The Kroc Foundation supports research into diabetes, arthritis, and multiple sclerosis. All three of these diseases strike young adults and rob them of vitality in their best years. I selected them for that reason, and also because each has touched my own life destructively. I have diabetes myself. My first wife, who is now dead, suffered from it, too, and my daughter, Marilyn, died from it in 1973. Arthritis had rusted out my hip joints to the point where I couldn’t get around without a cane. In 1974 it confined me to bed, and I said that was it! My doctors had resisted performing surgery on me because of my diabetes and high blood pressure, but now I insisted on having one of those plastic hip joints even if it killed me. I’d rather be dead than forced to stay in bed. Well, it worked out fine. I threw my cane in the closet, and now my wife has to keep reminding me to slow down. Multiple sclerosis has handicapped my sister, Lorraine. She and her husband, Hank Groh, had three McDonald’s in Lafayette, Indiana. My brother says Lorraine might have been a female Ray Kroc because she takes after me in many ways.
The foundation expanded its activities in 1976 to include a public awareness program relating to the effects of alcohol misuse on the family. The program is conducted under the name Operation CORK (Kroc spelled backward), and it is one of Joni’s main concerns.
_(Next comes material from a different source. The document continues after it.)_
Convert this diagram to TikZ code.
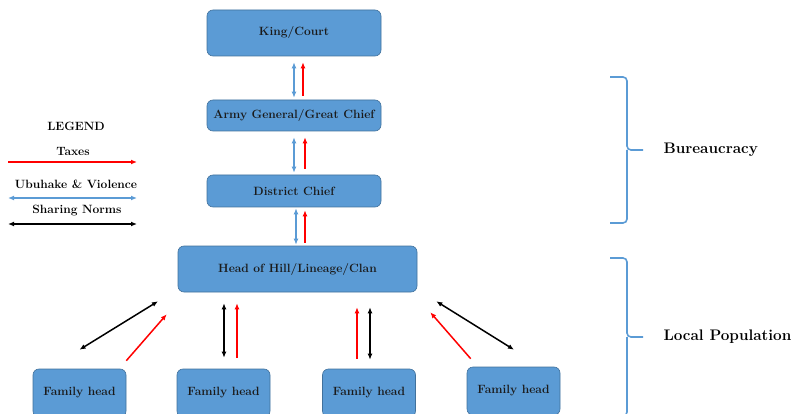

She has devoted a lot of time and organizational effort to it, working with the Rev. John Keller and Fred Lane.
I have always enjoyed helping other people. It’s the reason for my interest in the work of the foundation. It’s also why, ear
ly in 1972, I decided I would celebrate my seventieth birthday that October by giving a significant amount of money to some worthy cause. A million dollars was the figure mentioned when I first discussed the idea with Joni and Don Lubin. It seemed like a nice, round number. But as the weeks and months went by and we drew up lists of possible recipients, the amount of money kept growing.
I planned to benefit Chicago institutions because Chicago is home for me and for McDonald’s, and I wanted to show my gratitude. Another consideration was the fact that young people and families have been important to the success of McDonald’s, and I wanted my gifts to acknowledge that. So my final list had major gifts to Children’s Memorial Hospital, for genetic research and construction of new facilities; the Passavant Pavilion of Northwestern Memorial Hospital, for a research institute to study birth problems; Adler Planetarium, for the development of a Universe Theater; Lincoln Park Zoo, for construction of a Great Ape House; PACE Institute, for educational and rehabilitation programs for inmates of Cook County Jail; Ravinia Festival Association, to start an endowment fund; and Field Museum of Natural History, for a major exhibit on ecology.
It happened at the time these gifts were being considered that a blood donation day was organized at the McDonald’s office in Oak Brook to help the young son of Red Llewellyn of our accounting department. The boy, one of ten children, was being treated for leukemia at St. Jude’s Children’s Research Hospital in Memphis, Tennessee, and he needed many blood transfusions. Red’s wife came in later to thank me. She told me about what marvelous care her son had received at St. Jude’s. So I did some investigating and learned more about the place. Then I added it to my birthday list.